In one study that Dr Drake conducted with Jing Zeng as the first author, the investigators placed tumor cells into the brains of mice. “When the tumor cells are in the brain, that’s a fairly tolerogenic environment, and neither radiation therapy nor a checkpoint inhibitor alone was found to be effective.” What the investigators found in this study, however, was that the combination of PD-1 blockade and localized radiation therapy resulted in long-term survival.
“Everything in the world has both a plus side and a dark side,” however, said Dr Drake. On the negative side, delivering radiation to a tumor increases the number of CD4 cells that dampen an antitumor response, pointing to unpublished work in the laboratory by himself, Yuki Muroyamo, and Tina Ceccato. “We thought that radiation plus PD-1 blockade would be a good idea, but we have to keep in mind the possibility that this will induce regulatory or expand intratumoral T cells.”
In an unpublished study by Dr Drake’s group using mice with prostate tumors, a combination of radiation therapy with a depleting anti–CTLA-4 antibody was able to halt tumor growth, whereas radiation alone had no effect. Although the depleting antibodies of mice are different from those of humans, Dr Drake theorized that using an experimental reagent such as mogamulizumab might produce a similar effect in humans. “When we give this depleting regulatory T cell (Treg) antibody, we do not deplete the Tregs in the mouse’s gut, skin, liver, or lungs. So there’s a hope that perhaps that can be translated to humans and not lead to systemic toxicity.”
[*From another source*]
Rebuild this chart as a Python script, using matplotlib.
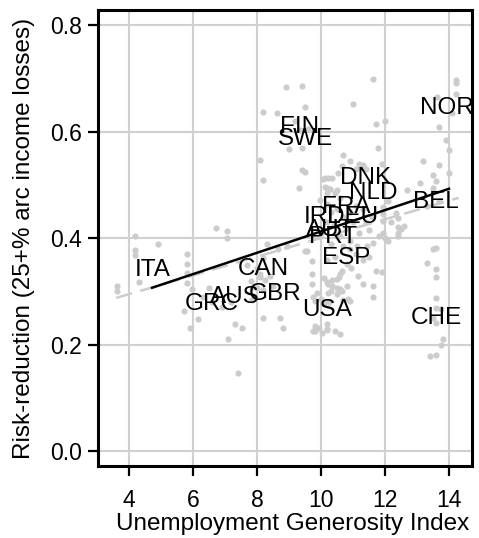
import matplotlib
matplotlib.use("Agg")
import matplotlib.pyplot as plt

plt.rcParams['font.family'] = ['Liberation Sans', 'DejaVu Sans']

# country means (label positions)
countries = ['NOR', 'FIN', 'SWE', 'DNK', 'NLD', 'BEL', 'FRA', 'DEU', 'IRL', 'AUT',
             'PRT', 'ESP', 'ITA', 'CAN', 'GBR', 'AUS', 'GRC', 'USA', 'CHE']
country_x = [13.94, 9.34, 9.5, 11.38, 11.63, 13.6, 10.8, 11.0, 10.05, 10.3,
             10.38, 10.8, 4.75, 8.2, 8.56, 7.3, 6.6, 10.2, 13.6]
country_y = [0.645, 0.61, 0.586, 0.513, 0.485, 0.468, 0.459, 0.44, 0.44, 0.416,
             0.402, 0.363, 0.34, 0.343, 0.296, 0.289, 0.276, 0.265, 0.25]

# country-year observations
pts_x = [4.19, 4.91, 4.19, 4.19, 5.81, 5.81, 5.81, 5.81, 4.31, 3.62, 3.62, 5.97, 6.5,
         5.72, 6.16, 5.91, 7.06, 6.72, 7.06, 7.09, 7.41, 7.31, 7.53, 6.9, 7.2, 6.3, 6.6,
         8.0, 8.19, 8.19, 8.0, 8.1, 8.19, 8.72, 8.81, 8.31, 8.66, 8.94, 7.7, 7.8, 8.4, 8.5,
         8.1, 8.25, 7.88, 7.84, 9.75,
         9.5, 9.72, 9.72, 9.72, 9.75, 9.88, 10.22, 10.22, 10.5, 10.5, 10.66, 10.8, 9.81,
         10.03, 10.19, 10.19, 10.59, 10.9, 10.9, 11.13, 11.44, 11.63, 11.72, 11.9, 11.63,
         11.63, 12.1, 12.4, 9.56,
         10.1, 10.2, 10.35, 10.55, 10.6, 10.35, 10.3, 10.5, 10.6, 10.65, 9.8, 10.0, 10.1,
         10.25, 10.7, 10.85, 9.8, 9.95, 10.2, 10.45,
         11.63, 14.22, 14.22, 14.22, 13.63, 8.9, 9.4, 9.5, 11.0, 8.19, 8.63, 12.0, 11.72,
         13.69, 9.19, 13.9, 14.0, 11.78, 10.69, 8.09, 9.4, 9.5, 8.19, 9.31, 11.3, 11.1,
         11.9, 13.19, 13.69, 14.0, 13.1, 13.5, 13.6, 13.5, 12.69, 10.66, 10.53, 10.06,
         10.22, 10.19, 10.19, 10.5, 11.94, 11.94, 11.94, 12.4, 12.4, 11.94, 11.8, 12.0,
         9.34, 9.6, 9.0, 9.4, 10.9, 10.13, 10.34, 10.13, 10.28, 11.2, 11.4, 10.44, 10.59,
         9.97, 10.19, 12.1, 12.5, 12.6, 12.4, 12.35, 12.2, 14.1, 13.3, 13.7,
         10.3, 10.5, 10.7, 10.9, 11.1, 11.3, 10.2, 10.4, 10.8, 11.0, 11.4, 11.6, 10.6,
         11.2, 10.0, 10.9, 11.5, 10.3, 10.7, 11.1, 11.3, 11.5, 10.45, 10.2, 10.95, 11.15,
         11.3, 10.8,
         13.3, 13.5, 13.6, 13.6, 13.6, 13.6, 13.6, 13.75, 13.5, 13.6, 13.8, 13.75, 13.4,
         13.6]
pts_y = [0.405, 0.39, 0.378, 0.369, 0.371, 0.352, 0.335, 0.316, 0.318, 0.311, 0.301,
         0.305, 0.307, 0.264, 0.249, 0.232, 0.40, 0.42, 0.414, 0.211, 0.147, 0.239, 0.232,
         0.27, 0.28, 0.29, 0.28,
         0.307, 0.302, 0.363, 0.345, 0.333, 0.25, 0.25, 0.232, 0.39, 0.38, 0.386, 0.35,
         0.32, 0.33, 0.31, 0.327, 0.321, 0.308, 0.284, 0.226,
         0.377, 0.358, 0.333, 0.314, 0.289, 0.298, 0.298, 0.314, 0.324, 0.296, 0.339,
         0.352, 0.226, 0.222, 0.239, 0.23, 0.22, 0.282, 0.38, 0.386, 0.386, 0.392, 0.339,
         0.337, 0.311, 0.29, 0.395, 0.405, 0.377,
         0.325, 0.318, 0.322, 0.328, 0.332, 0.31, 0.30, 0.306, 0.305, 0.30, 0.283, 0.286,
         0.278, 0.28, 0.284, 0.286, 0.235, 0.232, 0.228, 0.225,
         0.70, 0.697, 0.691, 0.672, 0.665, 0.684, 0.686, 0.646, 0.652, 0.637, 0.635, 0.621,
         0.614, 0.61, 0.621, 0.584, 0.565, 0.569, 0.557, 0.548, 0.529, 0.524, 0.51, 0.495,
         0.537, 0.531, 0.54, 0.546, 0.537, 0.522, 0.503, 0.518, 0.508, 0.495, 0.49, 0.535,
         0.522, 0.512, 0.514, 0.495, 0.486, 0.49, 0.458, 0.446, 0.433, 0.439, 0.422, 0.41,
         0.405, 0.40,
         0.603, 0.606, 0.567, 0.569, 0.546, 0.514, 0.514, 0.497, 0.493, 0.54, 0.531, 0.486,
         0.476, 0.471, 0.465, 0.47, 0.418, 0.424, 0.41, 0.448, 0.43, 0.635, 0.46, 0.47,
         0.45, 0.455, 0.44, 0.45, 0.46, 0.455, 0.43, 0.425, 0.42, 0.43, 0.43, 0.44, 0.405,
         0.41, 0.41, 0.395, 0.415, 0.39, 0.385, 0.37, 0.36, 0.365, 0.365, 0.36, 0.345,
         0.33, 0.315, 0.31,
         0.354, 0.38, 0.382, 0.343, 0.328, 0.288, 0.269, 0.267, 0.25, 0.24, 0.211, 0.20,
         0.179, 0.181]

# fitted lines: pooled (dashed grey) and between-country (black)
pooled_fit_x = [3.6, 14.3]
pooled_fit_y = [0.288, 0.476]
country_fit_x = [4.72, 14.0]
country_fit_y = [0.307, 0.493]

fig = plt.figure(figsize=(4.79, 5.38), dpi=100)
ax = fig.add_axes([0.2046, 0.1338, 0.7808, 0.8476])

ax.grid(True, color='#d0d0d0', linewidth=1.5, zorder=0)
ax.set_axisbelow(True)

ax.scatter(pts_x, pts_y, s=20, color='#cccccc', linewidths=0, zorder=2)
ax.plot(pooled_fit_x, pooled_fit_y, color='#cccccc', linewidth=1.8,
        dashes=(6.5, 3.5), zorder=3)
ax.plot(country_fit_x, country_fit_y, color='black', linewidth=1.8, zorder=4)

for name, x, y in zip(countries, country_x, country_y):
    ax.text(x, y, name, fontsize=17.5, ha='center', va='center', zorder=5)

ax.set_xlim(3.03, 14.72)
ax.set_ylim(-0.028, 0.829)
ax.set_xticks([4, 6, 8, 10, 12, 14])
ax.set_yticks([0.0, 0.2, 0.4, 0.6, 0.8])
ax.set_yticklabels(['0.0', '0.2', '0.4', '0.6', '0.8'])

for s in ax.spines.values():
    s.set_linewidth(2.2)
    s.set_color('black')

ax.tick_params(axis='both', length=7.5, width=1.6, labelsize=16.5, color='black')
ax.tick_params(axis='x', pad=9)
ax.tick_params(axis='y', pad=4)

ax.set_xlabel('Unemployment Generosity Index', fontsize=17.5)
ax.set_ylabel('Risk-reduction (25+% arc income losses)', fontsize=17.5, labelpad=11)
ax.xaxis.set_label_coords(0.52, -0.102)

fig.savefig('out.png', dpi=100)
He said that Dr Hammers has designed a trial in which patients with oligometastatic kidney cancer receive radiation therapy followed by a combination of CTLA-4 and PD-1 blockade and then PD-1 monotherapy. Although anti–CTLA-4 agents may not deplete CTLA-4 in humans the way they do in mice, there is a possibility of seeing the type of synergy that is revealed in the mouse models.
Conclusion
“So we can see that these mouse models are at least a little bit predictive,” said Dr Drake. Checkpoint inhibition plus TKIs worked in both mice and humans, although studies in mice did not predict toxicity in humans; combination checkpoint inhibition worked in both mice and humans; and it remains to be seen whether checkpoint inhibition plus radiation therapy might work in humans. “We hope to see the sort of synergy that we saw in the mouse models,” Dr Drake concluded.
References
Amin A, Plimack ER, Infante JR, et al. Nivolumab (anti-PD-1; BMS-936558, ONO-4538) in combination with sunitinib or pazopanib in patients (pts) with metastatic renal cell carcinoma (mRCC) [ASCO abstract 5010]. J Clin Oncol. 2014;32(5)(suppl).
Hammers HJ, Plimack ER, Infante JR, et al. Phase I study of nivolumab in combination with ipilimumab in metastatic renal cell carcinoma (mRCC) [ASCO abstract 4504]. J Clin Oncol. 2014;32(5)(suppl).
Sharabi AB, Nirschl CJ, Kochel CM, et al. Stereotactic radiation therapy augments antigen-specific PD-1-mediated antitumor immune responses via cross-presentation of tumor antigen. Cancer Immunol Res. 2015;3(4):345-355.
Zeng J, See AP, Phallen J, et al. Anti-PD-1 blockade and stereotactic radiation produce long-term survival in mice with intracranial gliomas. Int J Radiat Oncol Biol Phys. 2013;86(2):343-349.